Well, OK, it was not quite the case that my work had never, up to then, strayed at all into precincts of critical theory. My article ‘Law’s Republic’ (1988) – which I had not conceived as a work in that tradition, but rather as a kind of dialogue between modern egalitarian-liberal theory and a so-called civic-republican ‘revival’ on the American academic scene – had resorted at some critical points to ideas about ‘jurisgenerative politics’ for which I had drawn on Habermasian discourse theory and allied work of Seyla Benhabib. I had cited works by those authors, alongside Arendt’s On Revolution. There is no need to speculate, either, about whether that essay of mine might have come to the attention of people connected with the course and so could have explained my invitation. In December 1989, I had presented the work, in Frankfurt, to Professor Habermas along with others, at sessions instigated by some of Habermas’ law-faculty colleagues as a way of assisting his researches into the great work destined for publication as Faktizität und Geltung.

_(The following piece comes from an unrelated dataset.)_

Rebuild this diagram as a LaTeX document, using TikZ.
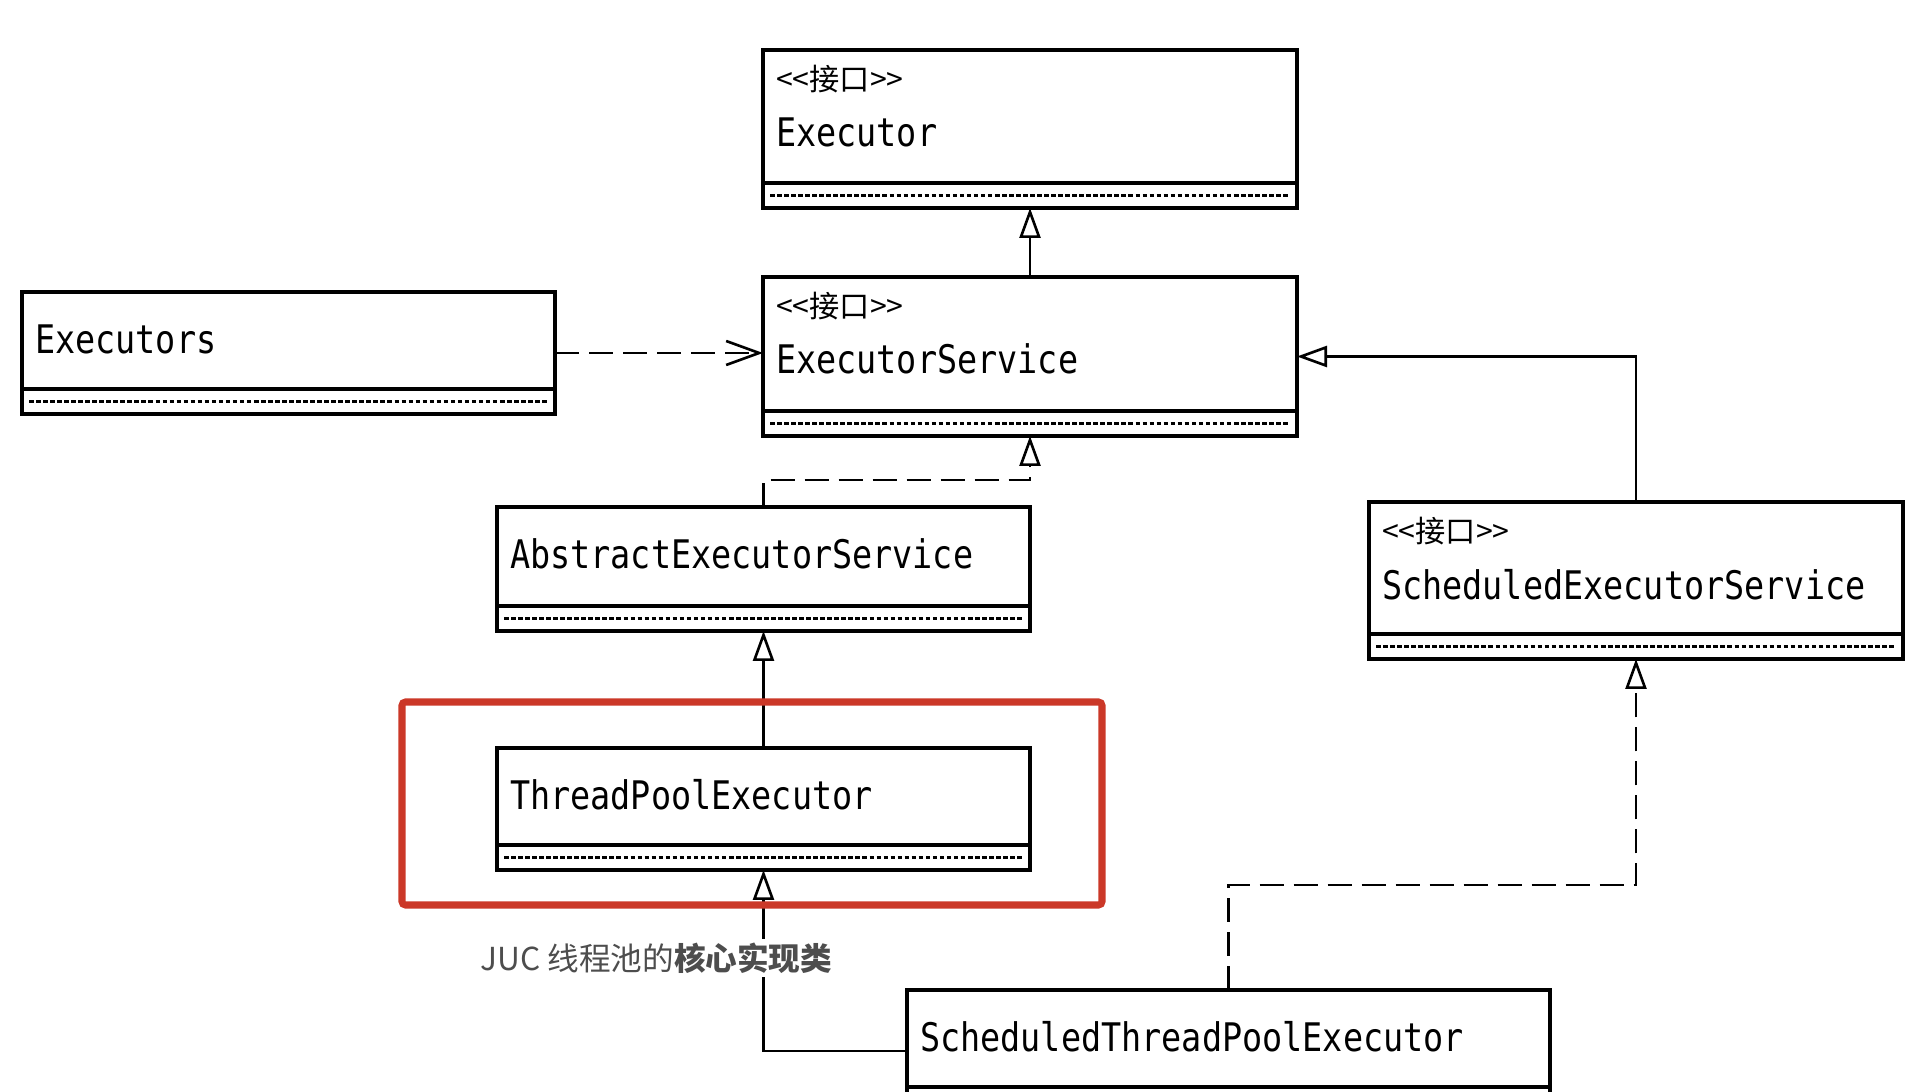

Habermas on that occasion gave a mainly welcoming response to my paper (some traces of which can be read in chapter 6 of F. und G.). No doubt in consequence of that to me unforgettable event, I found myself among the many presenters at sessions held at the Cardozo Law School in New York, in September 1992, with Habermas himself as chief interlocutor, around William Rehg’s translations into English of some of the chapters of F. und G. That brief history, I now can guess, sufficiently explains my receipt of a suggestion to start in with the course.
I did all the same initially feel a fish out of water – uncertain (to put it mildly) about a reception for my liberally inflected sort of work in constitutional theory. The reception to my relief – but also, I confess, somewhat to my surprise – was wonderfully open and friendly, engaged and supportive and critical all at the same time, in the special spirit of ‘Prague’. I think in the years that followed I must have come to be identified there as a designated keeper of the liberal-justice flame within the multi-faceted conversation that critical theory these days (to my eye, anyway) represents. And that fact, in turn, has had its dialectical complement. The society of the course drew me steadily toward a conception of liberal thought as critical – as a project of confrontation and negotiation, at and for our time and place, of the inextricable entanglements of freedom with order, truth with interest, reason with rationalization, and justice with justification. I would like to think that every paper I presented at Prague over a 15-year span spoke for travel along that path.
What is certain, though, is this: be it for the better or be it for the worse, this work could not have come forth but for my entry into the circle of the course – so much of it springs from colloquies (some published in Constellations or Philosophy & Social Criticism, some elsewhere, some not yet or ever) with numerous friends – Arato, Cohen, Benhabib, Alessandro Ferrara, Rainer Forst, Nancy Fraser, Axel Honneth – whose stimulus and whose ideas I met up with through the channels of the course or largely through them; and also with other friends whom, I am proud to say, I brought into the course, like Edwin Baker, Johan van der Walt and Steven Winter. And all of this, moreover, with prompting and support from the shepherds of our work, our journal-keeper scholars, David Rasmussen at PSC and successions of Constellations editors – and I must mention also Marek Hrubec, through whose good offices a Ferrara–Michelman exchange now circulates in a Czech-language publication.